Email Copywriting Guidelines to Live By

3 email copywriting guidelines for more successful email campaigns

We’ve given plenty of email copywriting tips over the years.

We’ve delivered many through out Email Copywriting Basics free report. Our SEO Copywriting Handbook also has similar, relevant content for better copywriting.

At the Mequoda Summit East 2011, I participated in expert copywriter Mark Everett Johnson’s Email Copywriting for Editors session.

Mark’s copywriting sessions are always valuable; they provide new insights and reiterate concepts to focus your email copywriting on.

During this particular session, I picked up three email copywriting guidelines that should be considered in every campaign you engage in.

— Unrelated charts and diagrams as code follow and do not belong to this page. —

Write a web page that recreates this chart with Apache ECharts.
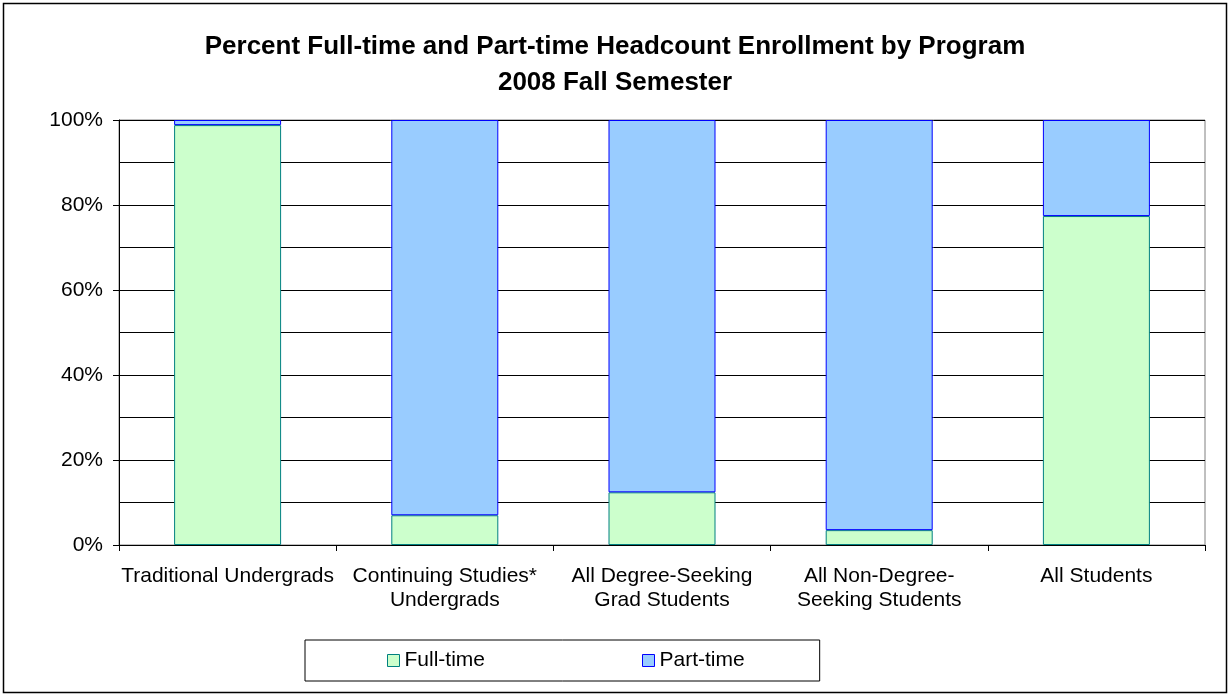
<!DOCTYPE html>
<html>
<head>
<meta charset="utf-8">
<title>Enrollment by Program</title>
<script src="https://cdn.jsdelivr.net/npm/echarts@6/dist/echarts.min.js"></script>
<style>
  html, body { margin: 0; padding: 0; background: #fff; }
  #chart { width: 1230px; height: 696px; }
</style>
</head>
<body>
<div id="chart"></div>
<script>
// data (percent of headcount)
const programs = [
  'Traditional Undergrads',
  'Continuing Studies*\nUndergrads',
  'All Degree-Seeking\nGrad Students',
  'All Non-Degree-\nSeeking Students',
  'All Students'
];
const fullTime = [98.8, 7.0, 12.4, 3.5, 77.4];
const partTime = [1.2, 93.0, 87.6, 96.5, 22.6];
const yTicks = [0, 20, 40, 60, 80, 100];

const font = 'Arial, "Liberation Sans", sans-serif';

let chart = echarts.init(document.getElementById('chart'));
let option = {
    animation: false,
    backgroundColor: '#fff',
    title: {
        text: 'Percent Full-time and Part-time Headcount Enrollment by Program\n2008 Fall Semester',
        left: 'center',
        top: 24,
        textStyle: {
            fontFamily: font,
            fontSize: 26,
            fontWeight: 'bold',
            color: '#000',
            lineHeight: 36
        }
    },
    legend: {
        left: 305,
        top: 640,
        padding: [10, 75, 10, 82],
        borderColor: '#000',
        borderWidth: 1,
        itemWidth: 12,
        itemHeight: 12,
        itemGap: 157,
        textStyle: { fontFamily: font, fontSize: 21, color: '#000' },
        data: [
            { name: 'Full-time', icon: 'rect', itemStyle: { color: '#CCFFCC', borderColor: '#008080', borderWidth: 1 } },
            { name: 'Part-time', icon: 'rect', itemStyle: { color: '#99CCFF', borderColor: '#0000FF', borderWidth: 1 } }
        ]
    },
    graphic: [{
        type: 'rect',
        shape: { x: 3.5, y: 3.5, width: 1223, height: 689 },
        style: { fill: 'none', stroke: '#000', lineWidth: 1.5 },
        silent: true
    }],
    grid: {
        left: 119,
        right: 25,
        top: 120,
        bottom: 151,
        show: true,
        borderColor: '#808080',
        borderWidth: 1
    },
    xAxis: {
        type: 'category',
        data: programs,
        axisLine: { lineStyle: { color: '#000', width: 1 } },
        axisTick: { show: true, length: 6, lineStyle: { color: '#000' } },
        axisLabel: {
            fontFamily: font,
            fontSize: 21,
            color: '#000',
            lineHeight: 24,
            margin: 19,
            interval: 0
        }
    },
    yAxis: {
        type: 'value',
        min: 0,
        max: 100,
        interval: 20,
        axisLine: { show: true, lineStyle: { color: '#000', width: 1 } },
        axisTick: { show: true, length: 6, lineStyle: { color: '#000' } },
        axisLabel: {
            fontFamily: font,
            fontSize: 21,
            color: '#000',
            margin: 16,
            formatter: function (v) { return yTicks.indexOf(v) >= 0 ? v + '%' : ''; }
        },
        splitLine: { show: true, lineStyle: { color: '#000', width: 1 } },
        minorTick: { show: false, splitNumber: 2 },
        minorSplitLine: { show: true, lineStyle: { color: '#000', width: 1 } }
    },
    series: [
        {
            name: 'Full-time',
            type: 'bar',
            stack: 'total',
            barWidth: 107,
            data: fullTime,
            itemStyle: { color: '#CCFFCC', borderColor: '#008080', borderWidth: 1 }
        },
        {
            name: 'Part-time',
            type: 'bar',
            stack: 'total',
            barWidth: 107,
            data: partTime,
            itemStyle: { color: '#99CCFF', borderColor: '#0000FF', borderWidth: 1 }
        }
    ]
};
chart.setOption(option);
</script>
</body>
</html>
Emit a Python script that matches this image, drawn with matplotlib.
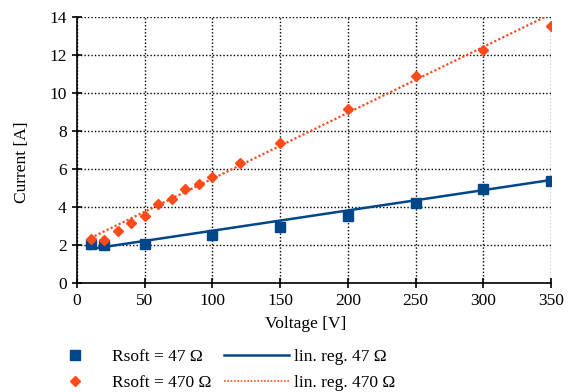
import matplotlib.pyplot as plt
from matplotlib.lines import Line2D

plt.rcParams['font.family'] = ['Liberation Serif', 'DejaVu Serif']

# measured points
volt_47 = [10, 20, 50, 100, 150, 200, 250, 300, 350]
curr_47 = [2.03, 2.00, 2.05, 2.55, 2.95, 3.53, 4.23, 4.95, 5.39]

volt_470 = [10, 20, 30, 40, 50, 60, 70, 80, 90, 100, 120, 150, 200, 250, 300, 350]
curr_470 = [2.32, 2.27, 2.76, 3.16, 3.55, 4.14, 4.41, 4.93, 5.20, 5.60, 6.30, 7.36,
            9.14, 10.88, 12.25, 13.53]

# regression lines (end points as drawn)
reg_x = [10, 350]
reg_47 = [1.79, 5.42]
reg_470 = [2.37, 14.15]

blue = '#00468b'
red = '#ff4a1a'

fig = plt.figure(figsize=(5.71, 3.92), dpi=100)
ax = fig.add_axes([0.135, 0.278, 0.830, 0.679])

ax.plot(reg_x, reg_47, color=blue, lw=1.8, zorder=3)
ax.plot(reg_x, reg_470, color=red, lw=1.6, linestyle=(0, (1, 1)), zorder=3)
ax.plot(volt_47, curr_47, 's', color=blue, ms=6.5, zorder=4)
ax.plot(volt_470, curr_470, 'D', color=red, ms=5.5, zorder=4)

ax.set_xlim(0, 350)
ax.set_ylim(0, 14)
ax.set_xticks(range(0, 351, 50))
ax.set_yticks(range(0, 15, 2))
ax.grid(True, color='black', linestyle=(0, (1, 1.5)), lw=1.0)
ax.set_axisbelow(True)
for s in ['top', 'right']:
    ax.spines[s].set_visible(False)
for s in ['left', 'bottom']:
    ax.spines[s].set_linewidth(1.2)
ax.tick_params(direction='inout', length=7, width=1.2, labelsize=12.5, pad=4)
ax.set_xlabel('Voltage [V]', fontsize=12.5)
ax.set_ylabel('Current [A]', fontsize=12.5)
ax.xaxis.set_label_coords(0.483, -0.125)
ax.yaxis.set_label_coords(-0.100, 0.455)

handles = [
    Line2D([], [], marker='s', color=blue, ls='none', ms=6.5),
    Line2D([], [], marker='D', color=red, ls='none', ms=5.5),
    Line2D([], [], color=blue, lw=1.8),
    Line2D([], [], color=red, lw=1.2, linestyle=(0, (1, 1))),
]
labels = ['Rsoft = 47 Ω', 'Rsoft = 470 Ω', 'lin. reg. 47 Ω', 'lin. reg. 470 Ω']
fig.legend(handles, labels, ncol=2, loc='upper left',
           bbox_to_anchor=(42 / 571, 1 - 349 / 392), frameon=False,
           fontsize=12.5, handlelength=3.75, handletextpad=0.3,
           columnspacing=0.7, labelspacing=0.58, borderpad=0, borderaxespad=0)

fig.savefig('out.png', dpi=100)
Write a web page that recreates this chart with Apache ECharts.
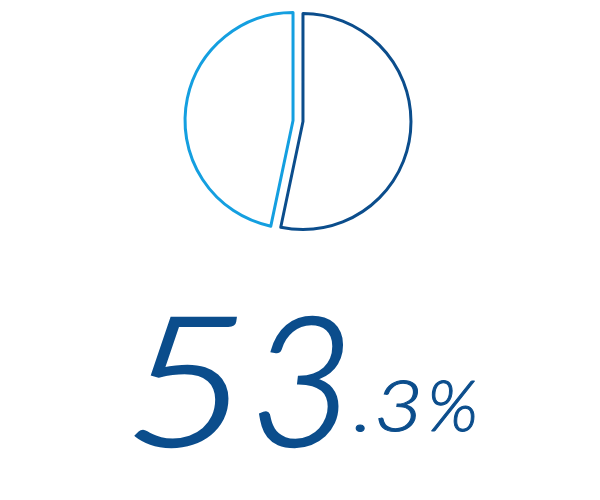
<!DOCTYPE html>
<html>
<head>
<meta charset="utf-8">
<script src="https://cdn.jsdelivr.net/npm/echarts@6/dist/echarts.min.js"></script>
<style>
  html, body { margin: 0; padding: 0; background: #fff; }
  #chart { width: 600px; height: 500px; }
</style>
</head>
<body>
<div id="chart"></div>
<script>
// slice data
const sliceNames = ['A', 'B'];
const sliceValues = [53.3, 46.7];
const sliceColors = ['#0b4d8c', '#149fe0'];

const share = sliceValues[0];
const bigText = String(Math.floor(share));            // "53"
const smallText = '.' + String(share).split('.')[1] + '%'; // ".3%"

const chart = echarts.init(document.getElementById('chart'));

// per-character placement [x, scaleX]
const bigPos = [[124, 1.2], [250, 1.0]];
const smallPos = [[353, 1.2], [374, 1.2], [427, 1.0]];

const graphic = [];
bigText.split('').forEach((ch, i) => {
  graphic.push({
    type: 'text',
    x: bigPos[i][0],
    y: 298,
    scaleX: bigPos[i][1],
    style: {
      text: ch,
      font: 'italic 300 180px Lato',
      fill: '#0b4d8c',
      stroke: '#0b4d8c',
      lineWidth: 2.5,
      align: 'left',
      verticalAlign: 'top'
    }
  });
});
smallText.split('').forEach((ch, i) => {
  graphic.push({
    type: 'text',
    x: smallPos[i][0],
    y: 373,
    scaleX: smallPos[i][1],
    style: {
      text: ch,
      font: 'italic 300 71px Lato',
      fill: '#0b4d8c',
      stroke: '#0b4d8c',
      lineWidth: 1,
      align: 'left',
      verticalAlign: 'top'
    }
  });
});

const option = {
  backgroundColor: '#fff',
  animation: false,
  graphic: graphic,
  series: [{
    type: 'pie',
    center: [298, 121],
    radius: 108,
    startAngle: 90,
    clockwise: true,
    selectedMode: 'multiple',
    selectedOffset: 5,
    label: { show: false },
    labelLine: { show: false },
    emphasis: { disabled: true },
    data: sliceNames.map((n, i) => ({
      name: n,
      value: sliceValues[i],
      selected: true,
      itemStyle: { color: '#fff', borderColor: sliceColors[i], borderWidth: 3 }
    }))
  }]
};

chart.setOption(option);
window.addEventListener('resize', () => chart.resize());
</script>
</body>
</html>
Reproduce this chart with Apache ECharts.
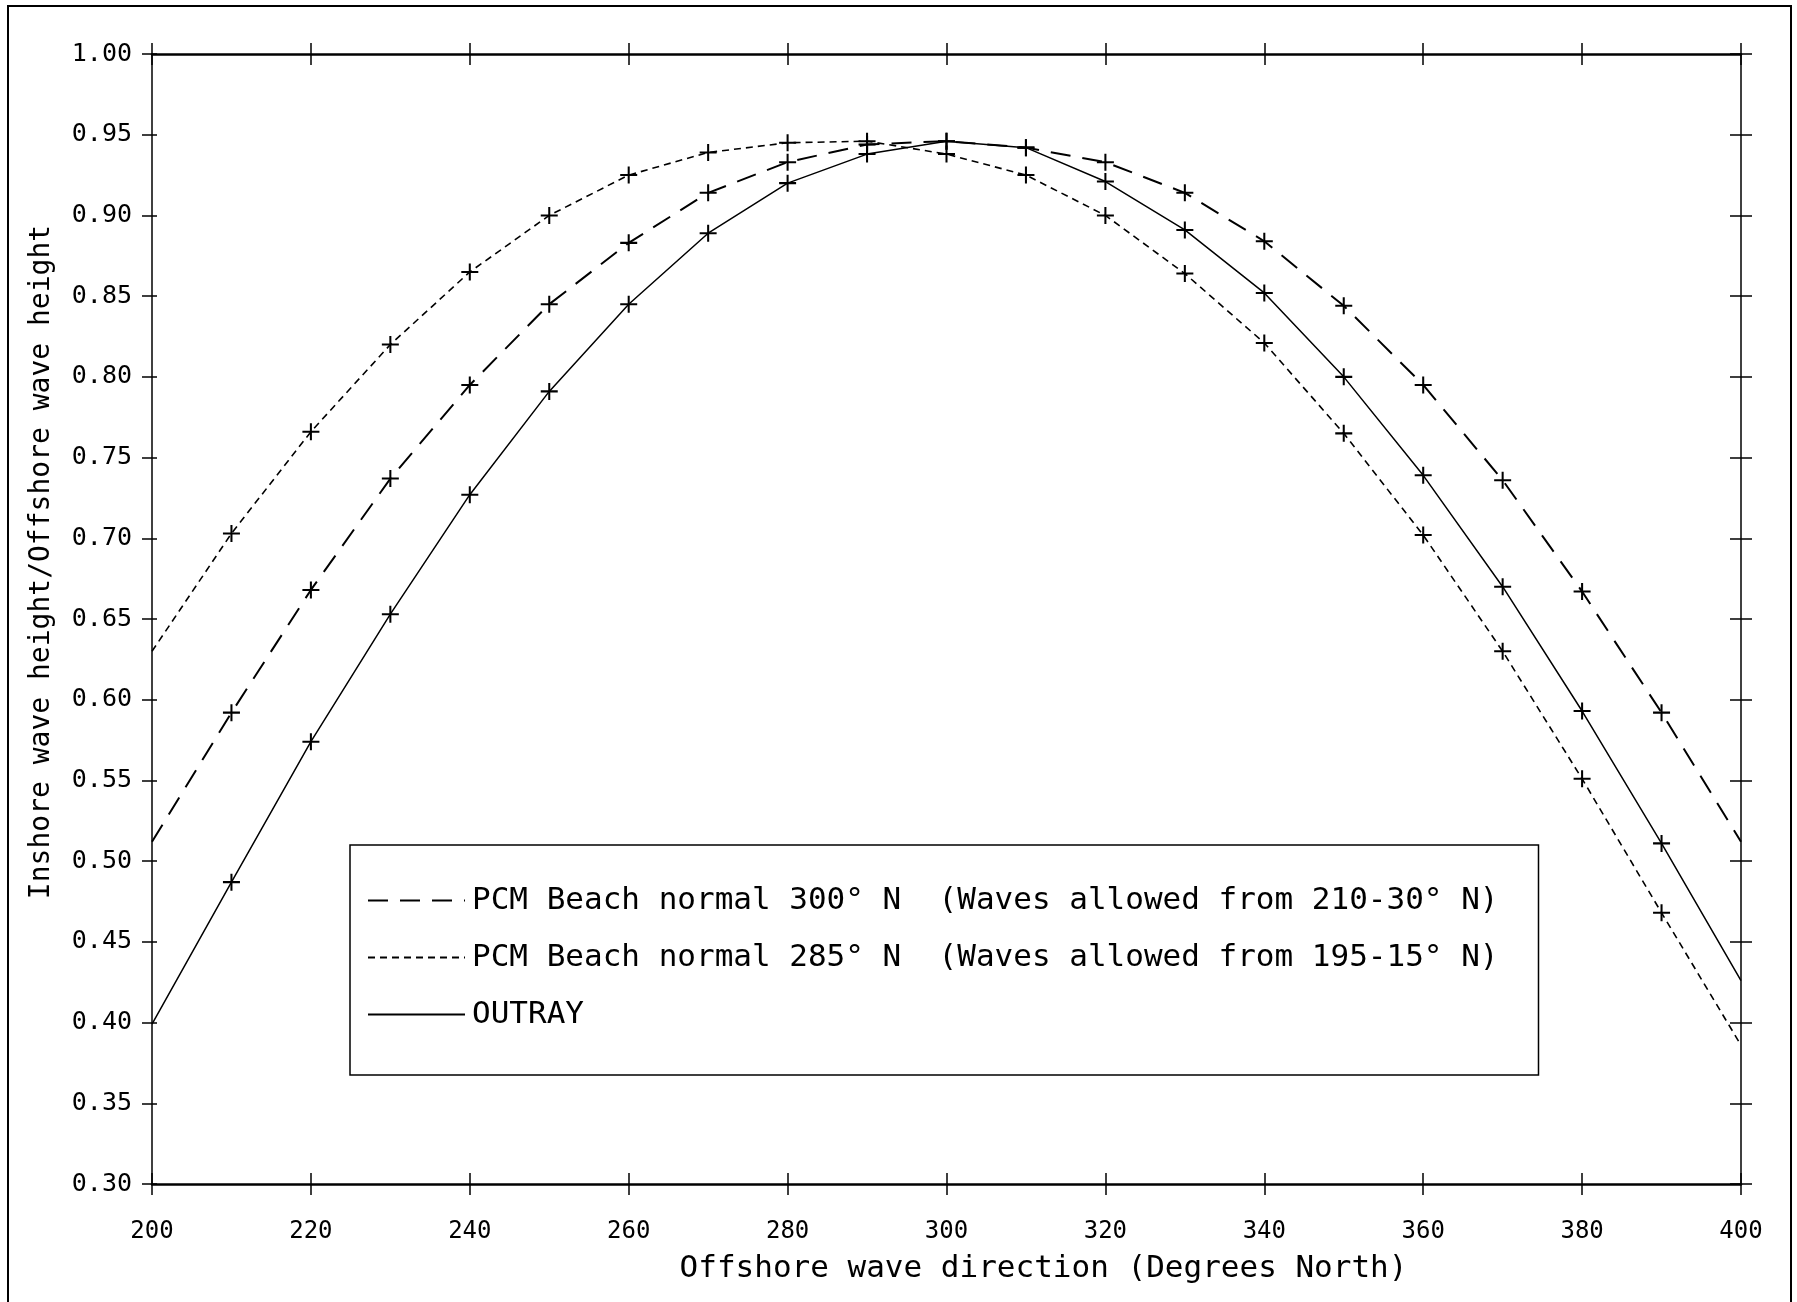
<!DOCTYPE html>
<html>
<head>
<meta charset="utf-8">
<title>Inshore / offshore wave height ratio</title>
<script src="https://cdn.jsdelivr.net/npm/echarts@6/dist/echarts.min.js"></script>
<style>
  html, body { margin: 0; padding: 0; background: #fff; }
  #chart { width: 1797px; height: 1302px; }
</style>
</head>
<body>
<div id="chart"></div>
<script>
// Offshore wave direction (degrees North)
const directions = [200, 210, 220, 230, 240, 250, 260, 270, 280, 290, 300,
                    310, 320, 330, 340, 350, 360, 370, 380, 390, 400];

// PCM, beach normal 300° N
const pcm300 = [0.512, 0.592, 0.668, 0.737, 0.795, 0.845, 0.883, 0.914, 0.933, 0.944, 0.946,
                0.942, 0.933, 0.914, 0.884, 0.844, 0.795, 0.736, 0.667, 0.592, 0.512];

// PCM, beach normal 285° N
const pcm285 = [0.630, 0.703, 0.766, 0.820, 0.865, 0.900, 0.925, 0.939, 0.945, 0.946, 0.938,
                0.925, 0.900, 0.864, 0.821, 0.765, 0.702, 0.630, 0.551, 0.468, 0.386];

// OUTRAY ray model
const outray = [0.399, 0.487, 0.574, 0.653, 0.727, 0.791, 0.845, 0.889, 0.920, 0.938, 0.946,
                0.942, 0.921, 0.891, 0.852, 0.800, 0.739, 0.670, 0.593, 0.511, 0.426];

const seriesNames = [
  'PCM Beach normal 300\u00B0 N  (Waves allowed from 210\u201130\u00B0 N)',
  'PCM Beach normal 285\u00B0 N  (Waves allowed from 195\u201115\u00B0 N)',
  'OUTRAY'
];

const FONT = '"DejaVu Sans Mono", monospace';
const PLUS = 'path://M-1.2,-10L1.2,-10L1.2,-1.2L10,-1.2L10,1.2L1.2,1.2L1.2,10L-1.2,10L-1.2,1.2L-10,1.2L-10,-1.2L-1.2,-1.2Z';

// plotted points carry a "+" marker, except the two end points
function pairs(values) {
  return directions.map((d, i) => {
    const item = { value: [d, values[i]] };
    if (i === 0 || i === directions.length - 1) item.symbol = 'none';
    return item;
  });
}

function lineSeries(name, values, type, width) {
  return {
    name: name,
    type: 'line',
    xAxisIndex: 0,
    yAxisIndex: 0,
    data: pairs(values),
    symbol: PLUS,
    symbolSize: 17,
    symbolKeepAspect: true,
    itemStyle: { color: '#000' },
    lineStyle: { color: '#000', width: width, type: type },
    animation: false,
    z: 5
  };
}

// tick-only duplicate axes, so ticks can cross the frame lines
function tickAxis(position, inside, isX) {
  return {
    type: 'value',
    position: position,
    min: isX ? 200 : 0.3,
    max: isX ? 400 : 1.0,
    interval: isX ? 20 : 0.05,
    axisLine: { show: false },
    axisTick: { show: true, inside: inside, length: 11, lineStyle: { color: '#000', width: 1.5 } },
    axisLabel: { show: false },
    splitLine: { show: false }
  };
}

const chart = echarts.init(document.getElementById('chart'), null, { renderer: 'canvas' });

chart.setOption({
  backgroundColor: '#fff',
  animation: false,
  textStyle: { fontFamily: FONT, color: '#000' },
  grid: { left: 152, right: 56, top: 54, bottom: 118, containLabel: false },
  xAxis: [
    {
      type: 'value',
      position: 'bottom',
      min: 200, max: 400, interval: 20,
      name: 'Offshore wave direction (Degrees North)',
      nameLocation: 'middle',
      nameGap: 69,
      nameTextStyle: { fontFamily: FONT, fontSize: 31, color: '#000', padding: [0, 0, 0, 194] },
      axisLine: { show: true, lineStyle: { color: '#000', width: 2.5 } },
      axisTick: { show: true, inside: false, length: 11, lineStyle: { color: '#000', width: 1.5 } },
      axisLabel: { fontFamily: FONT, fontSize: 24, color: '#000', margin: 36 },
      splitLine: { show: false }
    },
    tickAxis('bottom', true, true),
    Object.assign(tickAxis('top', false, true), { axisLine: { show: true, onZero: false, lineStyle: { color: '#000', width: 2.5 } } }),
    tickAxis('top', true, true)
  ],
  yAxis: [
    {
      type: 'value',
      position: 'left',
      min: 0.3, max: 1.0, interval: 0.05,
      name: 'Inshore wave height/Offshore wave height',
      nameLocation: 'middle',
      nameGap: 96,
      nameRotate: 90,
      nameTextStyle: { fontFamily: FONT, fontSize: 28, color: '#000', padding: [0, 0, 0, 114] },
      axisLine: { show: true, lineStyle: { color: '#000', width: 1.5 } },
      axisTick: { show: true, inside: false, length: 10, lineStyle: { color: '#000', width: 1.5 } },
      axisLabel: {
        fontFamily: FONT, fontSize: 25, color: '#000', margin: 20,
        formatter: v => v.toFixed(2)
      },
      splitLine: { show: false }
    },
    Object.assign(tickAxis('left', true, false), { axisTick: { show: true, inside: true, length: 5, lineStyle: { color: '#000', width: 1.5 } } }),
    Object.assign(tickAxis('right', false, false), { axisLine: { show: true, onZero: false, lineStyle: { color: '#000', width: 1.5 } } }),
    tickAxis('right', true, false)
  ],
  legend: {
    orient: 'vertical',
    left: 350,
    top: 845,
    padding: [40, 40, 45, 17],
    itemWidth: 97,
    itemHeight: 30,
    itemGap: 26,
    borderColor: '#000',
    borderWidth: 1.5,
    backgroundColor: '#fff',
    itemStyle: { color: 'transparent', borderWidth: 0 },
    textStyle: { fontFamily: FONT, fontSize: 31, color: '#000', padding: [0, 0, 0, 2] },
    data: seriesNames,
    selectedMode: false,
    z: 10
  },
  graphic: [
    {
      type: 'rect',
      shape: { x: 8, y: 6, width: 1783, height: 1310 },
      style: { fill: null, stroke: '#000', lineWidth: 2 },
      silent: true,
      z: 0
    }
  ],
  series: [
    lineSeries(seriesNames[0], pcm300, [20, 12], 2),
    lineSeries(seriesNames[1], pcm285, [7, 5], 1.6),
    lineSeries(seriesNames[2], outray, 'solid', 1.5)
  ]
});
</script>
</body>
</html>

Download a FREE copy of Best Email Subject Lines for Selling Premium Subscriptions and Memberships and discover an extensive list of email subject line frameworks that are consistently proven to sell and boost revenue for publishers.

Three email copywriting guidelines

Email copywriting guideline #1: Always look to improve your email copywriting. Email copywriting is an art that is never truly complete. You can always look for ways to make your headlines, leads and body copy stronger.

Testing is the main way of doing this. Unless you have received a 100% response rate for your email copywriting endeavors, your work can be tested and improved upon.

Remember, it’s only the reader’s opinion that counts when it comes to your email communications. The more you test, you more you can understand how your audience thinks. The practice of testing breeds growth and success for your email campaigns.

Email copywriting guideline #2: Be careful with connotation. For instance, what do you think, or how do you feel, when you hear the word “anxiety”? Does it make you slightly anxious? Such connotations of the words you use might have this effect with your audience members. Use language that will create a pleasant experience for your email recipients.

Email copywriting guideline #3: Volunteer to help others in your organization. In doing so, make “what if” statements so they can look at the copy in different ways. Train them to use this technique, so you can expect to have them assist with your copy as well.

Always ask yourself, “What can be done to improve my email copywriting.”